‘Good Samaritan Bombing’ family granted Leave to challenge Attorney General



The family of Sean Dalton, one of three people killed in the 1988 Good Samaritan Bombing in Derry, have been granted leave to challenge the refusal of the Attorney General (AG) to grant a fresh inquest in the case. Sean Dalton, Sheila Lewis and Gerard Curran died when a IRA booby trap bomb exploded in a flat in the Kildrum Gardens area of Creggan, Derry on 31 August 1988. The three were concerned for the welfare of a neighbour who hadn’t been seen for a week. The booby trap bomb, intended for the security forces, exploded when they entered the flat.
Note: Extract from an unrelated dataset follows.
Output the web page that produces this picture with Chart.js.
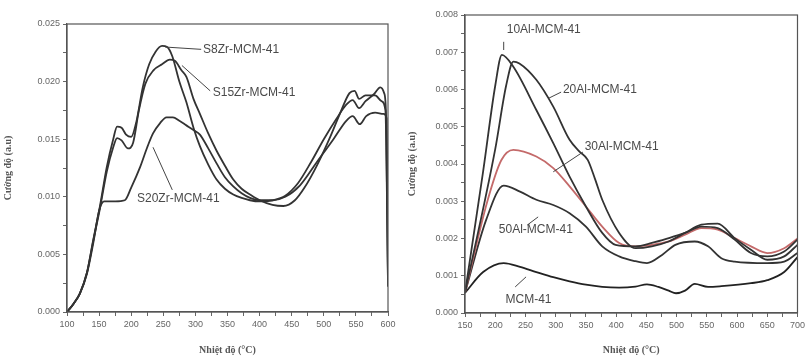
<!DOCTYPE html>
<html>
<head>
<meta charset="utf-8">
<script src="https://cdn.jsdelivr.net/npm/chart.js@4"></script>
<style>
  body { margin: 0; background: #fff; }
  .box { position: absolute; top: 0; width: 404px; height: 358px; }
</style>
</head>
<body>
<div class="box" style="left:0"><canvas id="zrChart" width="404" height="358"></canvas></div>
<div class="box" style="left:404px"><canvas id="alChart" width="404" height="358"></canvas></div>
<script>
// ---- Biểu đồ trái: Zr-MCM-41 ----
const s8Temp = [100, 110, 120, 131, 141, 151, 162, 172, 178, 185, 192, 200, 208, 218, 228, 238, 248, 256, 264, 275, 286, 297, 307, 320, 333, 346, 359, 372, 385, 400, 420, 440, 460, 480, 500, 520, 535, 545, 555, 565, 578, 588, 594, 597, 600];
const s8Val = [0, 0.0007, 0.0016, 0.0034, 0.0063, 0.0091, 0.0126, 0.015, 0.0161, 0.016, 0.0154, 0.0152, 0.0165, 0.0195, 0.0215, 0.0226, 0.0231, 0.023, 0.0222, 0.02, 0.0182, 0.016, 0.0144, 0.0128, 0.0115, 0.0107, 0.0102, 0.0099, 0.0097, 0.0096, 0.0097, 0.0101, 0.0112, 0.013, 0.015, 0.0168, 0.018, 0.0184, 0.0177, 0.0183, 0.0189, 0.0195, 0.019, 0.017, 0.0022];

const s15Temp = [100, 110, 120, 131, 141, 151, 162, 172, 178, 185, 195, 203, 212, 222, 235, 248, 260, 268, 278, 286, 297, 307, 320, 333, 346, 359, 372, 385, 400, 420, 437, 455, 470, 490, 510, 525, 540, 548, 555, 565, 580, 590, 596, 600];
const s15Val = [0, 0.0007, 0.0016, 0.0034, 0.0062, 0.0089, 0.0122, 0.0143, 0.0151, 0.0149, 0.0142, 0.0147, 0.0175, 0.0198, 0.021, 0.0215, 0.0219, 0.0218, 0.021, 0.0204, 0.0185, 0.0172, 0.0155, 0.014, 0.0127, 0.0115, 0.0107, 0.0102, 0.0097, 0.0093, 0.0092, 0.0097, 0.0108, 0.0128, 0.0152, 0.0172, 0.019, 0.0192, 0.0185, 0.0188, 0.0188, 0.0183, 0.0175, 0.0025];

const s20Temp = [100, 110, 120, 131, 141, 150, 158, 175, 190, 200, 214, 225, 234, 245, 255, 265, 275, 286, 297, 307, 320, 333, 346, 359, 372, 385, 400, 420, 440, 463, 489, 515, 535, 545, 556, 566, 580, 593, 598, 600];
const s20Val = [0, 0.0007, 0.0016, 0.0033, 0.006, 0.0088, 0.0096, 0.0096, 0.0097, 0.0108, 0.0126, 0.0143, 0.0155, 0.0164, 0.0169, 0.0169, 0.0166, 0.0162, 0.0158, 0.0154, 0.0142, 0.0129, 0.0117, 0.0109, 0.0103, 0.0099, 0.0097, 0.0097, 0.01, 0.011, 0.013, 0.015, 0.0166, 0.017, 0.0163, 0.017, 0.0173, 0.0172, 0.0168, 0.0023];

const zrNames = ["S8Zr-MCM-41", "S15Zr-MCM-41", "S20Zr-MCM-41"];
// vị trí nhãn (theo đơn vị dữ liệu): nhiệt độ, cường độ
const zrLabelT = [312, 327, 209];
const zrLabelV = [0.0228, 0.019, 0.0098];
// đường chỉ: [T1, V1, T2, V2]
const zrLeader = [[253, 0.023, 309, 0.0228], [279, 0.0214, 323, 0.0192], [234, 0.0143, 264, 0.0106]];

// ---- Biểu đồ phải: Al-MCM-41 ----
const al10Temp = [150, 180, 200, 211, 230, 268, 296, 323, 350, 377, 399, 432, 459, 487, 514, 541, 568, 596, 623, 650, 678, 700];
const al10Val = [0.00054, 0.0038, 0.0061, 0.00693, 0.00661, 0.00545, 0.00456, 0.00366, 0.00286, 0.00215, 0.00183, 0.00179, 0.00188, 0.00201, 0.00215, 0.00232, 0.00228, 0.00197, 0.00161, 0.00152, 0.00165, 0.00197];

const al20Temp = [150, 200, 218, 230, 240, 268, 296, 323, 339, 353, 365, 377, 405, 432, 459, 487, 514, 541, 568, 596, 623, 650, 678, 700];
const al20Val = [0.00054, 0.0044, 0.0061, 0.00675, 0.0067, 0.00626, 0.00554, 0.00465, 0.00434, 0.00411, 0.0036, 0.00304, 0.00215, 0.00174, 0.00179, 0.00192, 0.00215, 0.00237, 0.0024, 0.00201, 0.0017, 0.00143, 0.00152, 0.00183];

const al30Temp = [150, 187, 210, 230, 268, 296, 323, 350, 377, 405, 432, 459, 487, 514, 541, 568, 596, 623, 650, 678, 700];
const al30Val = [0.00054, 0.003, 0.0041, 0.00438, 0.0042, 0.00389, 0.0034, 0.00286, 0.00232, 0.00188, 0.00179, 0.00183, 0.00192, 0.0021, 0.00228, 0.00224, 0.00201, 0.00179, 0.00161, 0.00174, 0.002];

const al50Temp = [150, 185, 214, 241, 268, 296, 323, 350, 377, 405, 432, 451, 476, 498, 530, 552, 574, 596, 650, 678, 700];
const al50Val = [0.00054, 0.0025, 0.00342, 0.00326, 0.00304, 0.0029, 0.00268, 0.00232, 0.00179, 0.00152, 0.00139, 0.00134, 0.00156, 0.00183, 0.00192, 0.00179, 0.00147, 0.00138, 0.00134, 0.00138, 0.00161];

const mcmTemp = [150, 180, 214, 241, 268, 296, 323, 350, 377, 405, 432, 451, 470, 487, 499, 514, 530, 552, 574, 623, 650, 678, 700];
const mcmVal = [0.00054, 0.0011, 0.00134, 0.00124, 0.0011, 0.00096, 0.00085, 0.00076, 0.0007, 0.00068, 0.00071, 0.00077, 0.0007, 0.0006, 0.00053, 0.0006, 0.00078, 0.0007, 0.00072, 0.0008, 0.00088, 0.0011, 0.0015];

const alNames = ["10Al-MCM-41", "20Al-MCM-41", "30Al-MCM-41", "50Al-MCM-41", "MCM-41"];
const alLabelT = [219, 312, 348, 206, 217];
const alLabelV = [0.0076, 0.006, 0.00446, 0.00223, 0.00035];
const alLeader = [[214, 0.00728, 214, 0.00706], [289, 0.00577, 309, 0.00593], [296, 0.00379, 345, 0.00432], [271, 0.00258, 253, 0.00236], [251, 0.00097, 233, 0.0007]];

const yTitle = "Cường độ (a.u)";
const xTitle = "Nhiệt độ (°C)";

// ghép nhiệt độ và giá trị
function pts(t, v) {
  return t.map((x, i) => ({ x: x, y: v[i] }));
}

function ds(t, v, color) {
  return {
    data: pts(t, v),
    borderColor: color,
    borderWidth: 1.8,
    pointRadius: 0,
    fill: false,
    cubicInterpolationMode: "monotone",
  };
}

// khung + nhãn chú thích
function notesPlugin(names, lt, lv, leaders) {
  return {
    id: "notes",
    afterDraw(chart) {
      const c = chart.ctx;
      const a = chart.chartArea;
      const sx = chart.scales.x;
      const sy = chart.scales.y;
      c.save();
      c.strokeStyle = "#555";
      c.lineWidth = 1.2;
      c.strokeRect(a.left, a.top, a.right - a.left, a.bottom - a.top);
      c.strokeStyle = "#444";
      c.lineWidth = 1;
      leaders.forEach((l) => {
        c.beginPath();
        c.moveTo(sx.getPixelForValue(l[0]), sy.getPixelForValue(l[1]));
        c.lineTo(sx.getPixelForValue(l[2]), sy.getPixelForValue(l[3]));
        c.stroke();
      });
      c.fillStyle = "#4a4a4a";
      c.font = "12px 'Liberation Sans', Arial, sans-serif";
      c.textBaseline = "middle";
      names.forEach((n, i) => {
        c.fillText(n, sx.getPixelForValue(lt[i]), sy.getPixelForValue(lv[i]));
      });
      c.restore();
    },
  };
}

function near(v, step) {
  return Math.abs(v / step - Math.round(v / step)) < 1e-6;
}

function opts(xMin, xMax, yMax, yStep, yLab, pad, yW, xH) {
  return {
    responsive: false,
    animation: false,
    layout: { padding: pad },
    plugins: { legend: { display: false }, tooltip: { enabled: false } },
    scales: {
      x: {
        type: "linear",
        min: xMin,
        max: xMax,
        afterFit(s) { s.height = xH; },
        border: { color: "#555", width: 1.2 },
        grid: { drawOnChartArea: false, tickLength: 4, color: "#666" },
        ticks: {
          stepSize: 25,
          maxRotation: 0,
          autoSkip: false,
          padding: 3,
          color: "#666",
          font: { family: "'Liberation Sans', Arial", size: 9 },
          callback: (v) => (near(v, 50) ? String(v) : ""),
        },
        title: {
          display: true,
          text: xTitle,
          color: "#555",
          font: { family: "'Liberation Serif', serif", size: 10, weight: "bold" },
          padding: { top: 0, bottom: 2 },
        },
      },
      y: {
        min: 0,
        max: yMax,
        afterFit(s) { s.width = yW; },
        border: { color: "#555", width: 1.2 },
        grid: { drawOnChartArea: false, tickLength: 4, color: "#666" },
        ticks: {
          stepSize: yStep,
          autoSkip: false,
          padding: 3,
          color: "#666",
          font: { family: "'Liberation Sans', Arial", size: 9 },
          callback: (v) => (near(v, yLab) ? v.toFixed(3) : ""),
        },
        title: {
          display: true,
          text: yTitle,
          color: "#555",
          font: { family: "'Liberation Serif', serif", size: 10, weight: "bold" },
          padding: { top: 2, bottom: 0 },
        },
      },
    },
  };
}

const dark = "#333333";

new Chart(document.getElementById("zrChart").getContext("2d"), {
  type: "line",
  data: {
    datasets: [
      ds(s8Temp, s8Val, dark),
      ds(s15Temp, s15Val, dark),
      ds(s20Temp, s20Val, dark),
    ],
  },
  options: opts(100, 600, 0.025, 0.0025, 0.005, { top: 24, right: 16, left: 0, bottom: 0 }, 67, 46),
  plugins: [notesPlugin(zrNames, zrLabelT, zrLabelV, zrLeader)],
});

new Chart(document.getElementById("alChart").getContext("2d"), {
  type: "line",
  data: {
    datasets: [
      ds(al10Temp, al10Val, dark),
      ds(al20Temp, al20Val, dark),
      ds(al30Temp, al30Val, "#c46a6a"),
      ds(al50Temp, al50Val, dark),
      ds(mcmTemp, mcmVal, "#222222"),
    ],
  },
  options: opts(150, 700, 0.008, 0.0005, 0.001, { top: 15, right: 7, left: 0, bottom: 0 }, 61, 45),
  plugins: [notesPlugin(alNames, alLabelT, alLabelV, alLeader)],
});
</script>
</body>
</html>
A Police Ombudsman investigation found that the RUC was aware of the bomb plot in advance and had failed to warn residents or evacuate the area for over six days. Instead the immediate area was declared ‘out of bounds’ to the security forces. As a result of the findings lawyers for the Dalton family applied for a fresh inquest and it was the refusal by the AG to grant this inquest that led to the judgement in the High Court today (Friday)
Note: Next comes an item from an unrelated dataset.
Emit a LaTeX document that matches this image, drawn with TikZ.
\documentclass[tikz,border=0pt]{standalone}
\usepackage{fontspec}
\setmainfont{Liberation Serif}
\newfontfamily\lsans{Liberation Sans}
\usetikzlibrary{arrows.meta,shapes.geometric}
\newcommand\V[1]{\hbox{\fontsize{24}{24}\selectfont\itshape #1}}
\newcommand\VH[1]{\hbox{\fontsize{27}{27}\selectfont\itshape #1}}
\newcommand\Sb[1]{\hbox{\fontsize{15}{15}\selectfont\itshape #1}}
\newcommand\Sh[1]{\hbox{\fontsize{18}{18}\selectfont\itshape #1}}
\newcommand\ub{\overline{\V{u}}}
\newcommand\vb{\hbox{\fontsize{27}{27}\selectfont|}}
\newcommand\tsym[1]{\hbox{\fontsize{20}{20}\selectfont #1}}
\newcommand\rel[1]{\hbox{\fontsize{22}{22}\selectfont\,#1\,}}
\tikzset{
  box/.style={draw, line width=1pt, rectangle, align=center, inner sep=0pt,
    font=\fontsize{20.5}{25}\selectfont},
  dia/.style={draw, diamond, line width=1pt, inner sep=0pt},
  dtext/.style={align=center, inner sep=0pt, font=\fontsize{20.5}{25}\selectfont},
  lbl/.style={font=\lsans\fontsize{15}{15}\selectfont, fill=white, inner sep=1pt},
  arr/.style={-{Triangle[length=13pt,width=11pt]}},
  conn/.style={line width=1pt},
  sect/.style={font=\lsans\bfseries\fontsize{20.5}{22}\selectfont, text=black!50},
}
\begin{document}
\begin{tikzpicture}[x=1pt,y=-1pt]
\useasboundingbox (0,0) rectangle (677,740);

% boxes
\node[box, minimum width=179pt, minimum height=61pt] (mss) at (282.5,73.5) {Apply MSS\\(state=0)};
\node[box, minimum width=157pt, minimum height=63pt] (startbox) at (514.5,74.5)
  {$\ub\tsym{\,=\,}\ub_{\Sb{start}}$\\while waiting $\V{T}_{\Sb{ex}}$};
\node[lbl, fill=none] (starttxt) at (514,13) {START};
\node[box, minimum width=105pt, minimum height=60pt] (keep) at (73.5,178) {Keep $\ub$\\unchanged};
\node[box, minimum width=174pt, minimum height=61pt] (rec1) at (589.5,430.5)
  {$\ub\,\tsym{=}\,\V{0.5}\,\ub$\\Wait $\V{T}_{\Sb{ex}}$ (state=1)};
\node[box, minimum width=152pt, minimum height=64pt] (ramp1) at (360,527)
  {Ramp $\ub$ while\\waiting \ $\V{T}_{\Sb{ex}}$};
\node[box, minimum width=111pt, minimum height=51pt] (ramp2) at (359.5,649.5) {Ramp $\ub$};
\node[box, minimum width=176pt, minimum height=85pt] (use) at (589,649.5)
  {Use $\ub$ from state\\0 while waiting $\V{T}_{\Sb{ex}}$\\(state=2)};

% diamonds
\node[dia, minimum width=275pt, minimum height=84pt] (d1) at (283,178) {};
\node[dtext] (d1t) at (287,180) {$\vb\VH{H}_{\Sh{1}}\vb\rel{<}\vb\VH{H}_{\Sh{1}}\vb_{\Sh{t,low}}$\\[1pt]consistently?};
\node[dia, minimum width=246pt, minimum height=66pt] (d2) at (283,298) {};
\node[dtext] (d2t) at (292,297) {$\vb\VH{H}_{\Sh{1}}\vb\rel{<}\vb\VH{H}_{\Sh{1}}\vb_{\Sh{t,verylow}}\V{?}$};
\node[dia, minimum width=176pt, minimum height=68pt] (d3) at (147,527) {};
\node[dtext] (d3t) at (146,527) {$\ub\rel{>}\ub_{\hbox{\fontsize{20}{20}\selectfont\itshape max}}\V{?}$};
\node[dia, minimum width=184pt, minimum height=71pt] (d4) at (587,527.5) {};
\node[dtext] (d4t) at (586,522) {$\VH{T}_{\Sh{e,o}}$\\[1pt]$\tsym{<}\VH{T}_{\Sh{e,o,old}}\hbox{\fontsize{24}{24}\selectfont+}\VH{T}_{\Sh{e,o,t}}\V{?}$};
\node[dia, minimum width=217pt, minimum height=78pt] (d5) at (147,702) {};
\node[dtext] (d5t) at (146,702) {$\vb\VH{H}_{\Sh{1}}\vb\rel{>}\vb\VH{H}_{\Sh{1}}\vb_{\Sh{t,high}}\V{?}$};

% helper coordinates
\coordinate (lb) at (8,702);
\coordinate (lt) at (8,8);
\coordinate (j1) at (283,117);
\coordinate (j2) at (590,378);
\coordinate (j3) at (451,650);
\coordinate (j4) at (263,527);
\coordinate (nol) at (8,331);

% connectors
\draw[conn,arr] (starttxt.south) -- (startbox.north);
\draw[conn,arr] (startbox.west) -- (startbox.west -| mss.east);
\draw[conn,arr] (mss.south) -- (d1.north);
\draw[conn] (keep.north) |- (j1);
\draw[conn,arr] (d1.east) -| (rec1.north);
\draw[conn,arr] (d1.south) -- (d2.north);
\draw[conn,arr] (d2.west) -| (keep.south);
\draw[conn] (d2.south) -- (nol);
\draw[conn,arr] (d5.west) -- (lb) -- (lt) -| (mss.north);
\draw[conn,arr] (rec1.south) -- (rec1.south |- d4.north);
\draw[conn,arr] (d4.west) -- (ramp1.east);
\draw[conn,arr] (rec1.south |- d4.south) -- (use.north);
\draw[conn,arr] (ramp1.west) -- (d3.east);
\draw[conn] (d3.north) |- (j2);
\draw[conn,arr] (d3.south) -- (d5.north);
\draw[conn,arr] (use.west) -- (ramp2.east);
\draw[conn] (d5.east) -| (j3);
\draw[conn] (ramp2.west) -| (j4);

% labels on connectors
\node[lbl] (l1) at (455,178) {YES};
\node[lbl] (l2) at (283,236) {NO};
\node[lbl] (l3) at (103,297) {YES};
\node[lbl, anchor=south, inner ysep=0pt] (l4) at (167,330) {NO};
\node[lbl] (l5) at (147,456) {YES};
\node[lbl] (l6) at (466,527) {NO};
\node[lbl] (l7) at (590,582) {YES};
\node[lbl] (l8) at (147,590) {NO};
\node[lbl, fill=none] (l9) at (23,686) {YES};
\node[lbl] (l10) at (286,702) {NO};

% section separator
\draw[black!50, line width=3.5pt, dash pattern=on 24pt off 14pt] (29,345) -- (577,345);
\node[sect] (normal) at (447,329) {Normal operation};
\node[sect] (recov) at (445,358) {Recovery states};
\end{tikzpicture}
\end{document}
Speaking outside the court the Dalton family welcomed the granting of leave. “We have been met with obstructions, denials and refusals but we have no intention of giving up now. The report of the Police Ombudsman was one victory, this ruling is another. After so many years and the new revelations in the PONI report it is vital that we are granted a new inquest. “


Kevin Winters said:


“This is an important grant of leave to move toward a full hearing of this judicial review challenge of the Attorney’s interpretation of his powers to order fresh inquests into conflict related legacy cases and to reject the engagement of investigatory obligations upon the authorities when Article 2 of the ECHR has been violated. This is a good result for the family of Eugene Dalton and possibly many other relatives of the victims of the Conflict who see inquests as a mechanism to obtain truth, justice and accountability when other mechanisms failed them in the past and are failing them now. Legacy inquests cannot proceed unless resourced and the recent failure to provide the necessary funding for legacy inquests does a grave disservice to those families seeking to exercise their legal right to investigatory mechanisms.”
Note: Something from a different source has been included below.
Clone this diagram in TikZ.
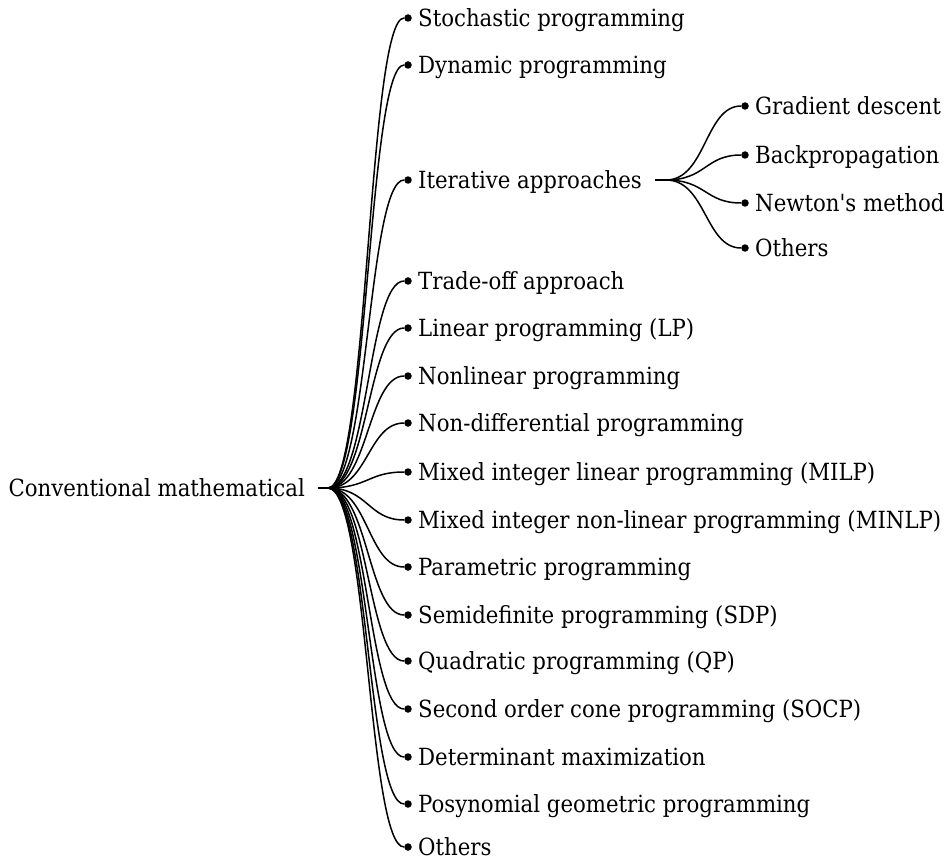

Paul O’Connor of the PFC added:


“This is an important step on the long and tortuous journey to discover what happened before, during and after August 31 1988. Ultimately the IRA bears responsibility for what occurred but it is clear that the security forces were also complicit in allowing this attack to proceed in order to protect an agent within the Derry Brigade of the IRA. The subsequent response to the Ombudsman report from the Retired Police Officers Association added to the controversy and, as can be read in the judgement, the RPOA did themselves no favours in responding as they did. In addition the court took note of the refusal by a number of retired senior RUC officers to cooperate with the Ombudsman.”